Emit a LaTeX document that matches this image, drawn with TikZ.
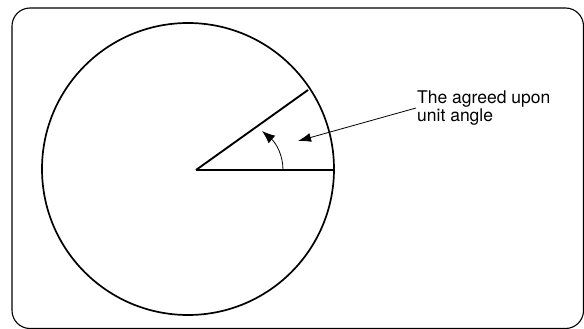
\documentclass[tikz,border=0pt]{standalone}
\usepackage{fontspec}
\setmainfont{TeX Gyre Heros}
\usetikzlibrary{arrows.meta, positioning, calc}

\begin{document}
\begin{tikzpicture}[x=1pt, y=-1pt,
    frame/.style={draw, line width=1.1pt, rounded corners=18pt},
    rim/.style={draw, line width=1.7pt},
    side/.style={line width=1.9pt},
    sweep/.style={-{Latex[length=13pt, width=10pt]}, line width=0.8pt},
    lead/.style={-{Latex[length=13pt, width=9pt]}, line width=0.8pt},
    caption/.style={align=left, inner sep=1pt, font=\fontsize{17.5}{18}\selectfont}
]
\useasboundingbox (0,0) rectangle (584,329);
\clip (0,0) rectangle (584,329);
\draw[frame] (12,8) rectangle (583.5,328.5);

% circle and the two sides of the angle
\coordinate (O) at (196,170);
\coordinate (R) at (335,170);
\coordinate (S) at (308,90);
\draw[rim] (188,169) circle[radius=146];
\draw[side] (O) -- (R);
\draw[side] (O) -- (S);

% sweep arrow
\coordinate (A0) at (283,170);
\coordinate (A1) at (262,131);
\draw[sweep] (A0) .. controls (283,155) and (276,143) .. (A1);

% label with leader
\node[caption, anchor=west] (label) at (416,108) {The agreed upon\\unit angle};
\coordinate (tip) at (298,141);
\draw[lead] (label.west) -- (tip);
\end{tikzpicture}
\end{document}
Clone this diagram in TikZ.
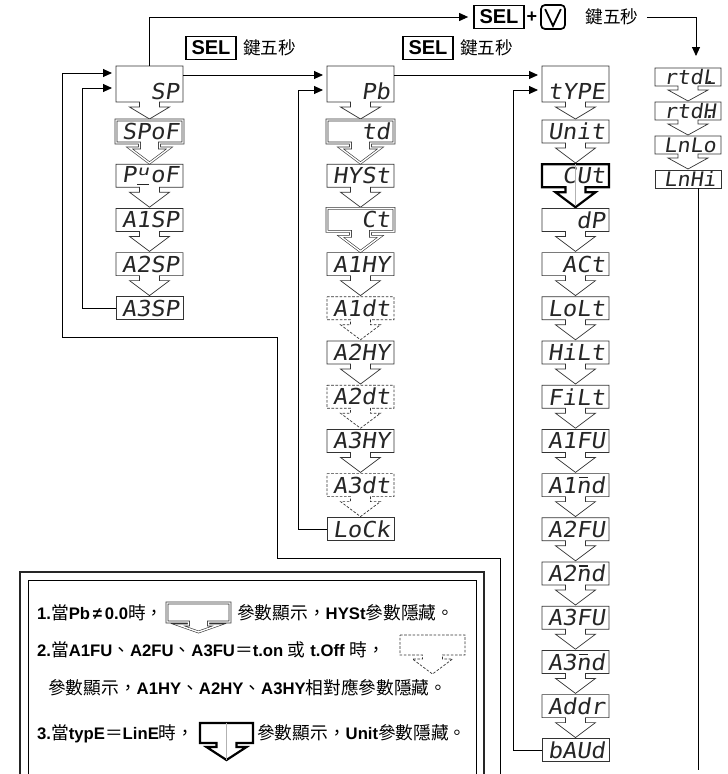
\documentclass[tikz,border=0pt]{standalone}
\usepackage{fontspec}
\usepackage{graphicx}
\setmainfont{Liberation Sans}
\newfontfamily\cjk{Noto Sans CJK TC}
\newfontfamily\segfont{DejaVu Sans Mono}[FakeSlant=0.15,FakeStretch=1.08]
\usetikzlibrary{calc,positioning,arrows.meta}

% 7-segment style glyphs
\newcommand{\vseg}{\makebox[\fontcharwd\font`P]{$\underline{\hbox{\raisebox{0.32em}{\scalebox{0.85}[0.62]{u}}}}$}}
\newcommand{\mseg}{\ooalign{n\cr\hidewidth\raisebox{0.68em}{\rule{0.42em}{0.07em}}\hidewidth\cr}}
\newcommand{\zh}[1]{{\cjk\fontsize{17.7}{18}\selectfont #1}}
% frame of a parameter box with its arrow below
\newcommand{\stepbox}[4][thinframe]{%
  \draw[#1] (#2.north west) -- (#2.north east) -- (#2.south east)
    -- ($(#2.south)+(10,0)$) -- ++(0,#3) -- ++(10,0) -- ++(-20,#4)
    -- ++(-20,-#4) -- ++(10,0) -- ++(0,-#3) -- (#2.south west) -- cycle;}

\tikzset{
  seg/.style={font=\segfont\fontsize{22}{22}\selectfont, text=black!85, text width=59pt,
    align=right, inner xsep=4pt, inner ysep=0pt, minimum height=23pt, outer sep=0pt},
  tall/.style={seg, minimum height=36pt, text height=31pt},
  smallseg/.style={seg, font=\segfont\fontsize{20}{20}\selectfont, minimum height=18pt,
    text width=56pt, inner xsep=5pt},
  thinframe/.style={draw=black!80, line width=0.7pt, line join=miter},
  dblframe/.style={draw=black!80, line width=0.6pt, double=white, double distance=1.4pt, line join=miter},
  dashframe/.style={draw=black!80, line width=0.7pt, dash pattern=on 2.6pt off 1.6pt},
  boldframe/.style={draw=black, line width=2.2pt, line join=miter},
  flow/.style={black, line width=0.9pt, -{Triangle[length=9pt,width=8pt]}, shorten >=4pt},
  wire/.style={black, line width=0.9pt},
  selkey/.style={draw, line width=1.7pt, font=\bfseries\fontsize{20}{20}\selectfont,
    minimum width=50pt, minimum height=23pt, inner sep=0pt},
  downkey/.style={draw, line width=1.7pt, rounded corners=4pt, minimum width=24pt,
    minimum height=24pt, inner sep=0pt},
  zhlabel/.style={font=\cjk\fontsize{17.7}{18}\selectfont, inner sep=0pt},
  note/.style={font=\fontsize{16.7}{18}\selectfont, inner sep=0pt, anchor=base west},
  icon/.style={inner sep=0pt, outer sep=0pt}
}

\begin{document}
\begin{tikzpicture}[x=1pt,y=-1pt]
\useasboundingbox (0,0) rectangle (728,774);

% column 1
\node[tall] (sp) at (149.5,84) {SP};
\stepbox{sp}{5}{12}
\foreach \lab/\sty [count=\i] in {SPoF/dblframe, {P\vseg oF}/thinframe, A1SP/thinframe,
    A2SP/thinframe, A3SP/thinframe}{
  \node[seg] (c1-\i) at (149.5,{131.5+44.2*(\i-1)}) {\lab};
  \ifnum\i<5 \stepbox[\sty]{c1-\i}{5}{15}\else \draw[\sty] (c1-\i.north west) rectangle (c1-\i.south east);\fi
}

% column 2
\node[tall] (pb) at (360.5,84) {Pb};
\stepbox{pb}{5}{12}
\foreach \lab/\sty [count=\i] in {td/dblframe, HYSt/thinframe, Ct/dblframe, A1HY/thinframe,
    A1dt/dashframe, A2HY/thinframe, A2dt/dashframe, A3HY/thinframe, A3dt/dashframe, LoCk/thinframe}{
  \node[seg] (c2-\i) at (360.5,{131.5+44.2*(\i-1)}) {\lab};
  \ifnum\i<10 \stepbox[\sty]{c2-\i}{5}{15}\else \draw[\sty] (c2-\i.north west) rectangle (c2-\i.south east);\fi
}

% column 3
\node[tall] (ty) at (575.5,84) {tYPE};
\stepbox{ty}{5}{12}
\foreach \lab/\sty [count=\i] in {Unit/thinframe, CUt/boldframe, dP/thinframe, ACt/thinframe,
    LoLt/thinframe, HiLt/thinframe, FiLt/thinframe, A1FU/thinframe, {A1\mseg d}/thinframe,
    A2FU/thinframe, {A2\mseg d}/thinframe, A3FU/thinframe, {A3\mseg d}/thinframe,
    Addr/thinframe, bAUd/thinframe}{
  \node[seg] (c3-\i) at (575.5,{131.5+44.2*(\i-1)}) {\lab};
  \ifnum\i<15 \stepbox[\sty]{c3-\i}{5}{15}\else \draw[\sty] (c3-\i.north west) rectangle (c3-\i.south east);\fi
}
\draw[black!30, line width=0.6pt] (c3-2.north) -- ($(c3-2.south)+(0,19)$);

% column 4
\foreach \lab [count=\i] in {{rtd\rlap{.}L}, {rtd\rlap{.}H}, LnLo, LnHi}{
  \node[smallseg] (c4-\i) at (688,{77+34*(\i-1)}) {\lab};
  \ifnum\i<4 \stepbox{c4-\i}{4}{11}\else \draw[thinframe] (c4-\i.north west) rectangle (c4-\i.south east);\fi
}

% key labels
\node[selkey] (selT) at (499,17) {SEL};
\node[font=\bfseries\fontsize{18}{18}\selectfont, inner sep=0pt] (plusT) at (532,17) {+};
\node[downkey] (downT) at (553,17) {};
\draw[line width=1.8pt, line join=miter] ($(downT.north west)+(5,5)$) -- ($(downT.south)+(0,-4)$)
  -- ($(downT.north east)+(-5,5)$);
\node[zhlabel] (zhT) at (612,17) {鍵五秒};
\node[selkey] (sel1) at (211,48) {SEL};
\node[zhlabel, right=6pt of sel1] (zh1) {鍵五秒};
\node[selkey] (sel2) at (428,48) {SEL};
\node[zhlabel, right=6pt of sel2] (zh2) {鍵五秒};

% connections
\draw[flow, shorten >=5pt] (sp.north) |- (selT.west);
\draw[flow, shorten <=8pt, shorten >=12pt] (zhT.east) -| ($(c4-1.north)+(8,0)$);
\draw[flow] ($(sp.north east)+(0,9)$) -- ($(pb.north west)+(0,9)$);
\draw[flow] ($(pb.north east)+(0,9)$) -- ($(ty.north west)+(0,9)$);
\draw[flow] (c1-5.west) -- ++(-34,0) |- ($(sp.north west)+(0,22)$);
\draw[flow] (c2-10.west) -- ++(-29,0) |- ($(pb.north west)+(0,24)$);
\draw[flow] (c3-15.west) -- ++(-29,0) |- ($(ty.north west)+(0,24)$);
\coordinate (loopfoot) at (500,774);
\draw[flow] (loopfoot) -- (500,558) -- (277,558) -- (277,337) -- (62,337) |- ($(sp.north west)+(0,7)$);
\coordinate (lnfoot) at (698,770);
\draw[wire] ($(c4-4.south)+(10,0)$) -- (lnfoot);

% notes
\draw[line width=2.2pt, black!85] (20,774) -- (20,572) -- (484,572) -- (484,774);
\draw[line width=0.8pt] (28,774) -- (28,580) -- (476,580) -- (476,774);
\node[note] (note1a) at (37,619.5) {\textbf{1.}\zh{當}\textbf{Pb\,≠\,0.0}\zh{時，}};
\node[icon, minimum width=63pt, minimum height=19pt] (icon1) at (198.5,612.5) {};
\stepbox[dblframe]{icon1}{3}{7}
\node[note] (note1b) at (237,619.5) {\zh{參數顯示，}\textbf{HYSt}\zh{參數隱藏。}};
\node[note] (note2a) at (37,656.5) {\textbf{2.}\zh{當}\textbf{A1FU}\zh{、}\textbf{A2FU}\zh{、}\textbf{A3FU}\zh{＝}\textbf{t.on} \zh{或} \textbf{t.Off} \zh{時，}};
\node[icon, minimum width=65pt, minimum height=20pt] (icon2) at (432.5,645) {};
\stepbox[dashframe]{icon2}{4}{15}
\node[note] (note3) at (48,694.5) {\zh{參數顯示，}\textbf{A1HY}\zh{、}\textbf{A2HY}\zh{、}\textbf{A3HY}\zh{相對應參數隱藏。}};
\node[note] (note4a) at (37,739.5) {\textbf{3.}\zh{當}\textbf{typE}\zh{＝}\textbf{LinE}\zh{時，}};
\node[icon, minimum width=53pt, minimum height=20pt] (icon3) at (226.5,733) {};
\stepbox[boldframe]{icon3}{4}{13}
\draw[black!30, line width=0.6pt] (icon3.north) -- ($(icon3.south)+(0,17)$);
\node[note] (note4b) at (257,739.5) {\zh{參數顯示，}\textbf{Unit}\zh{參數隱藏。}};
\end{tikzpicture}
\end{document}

-=-=-=-=-

## Given exercise:
In the entries above, find lines with "this" and copy each.

## Solution:
Emit a LaTeX document that matches this image, drawn with TikZ.
Clone this diagram in TikZ.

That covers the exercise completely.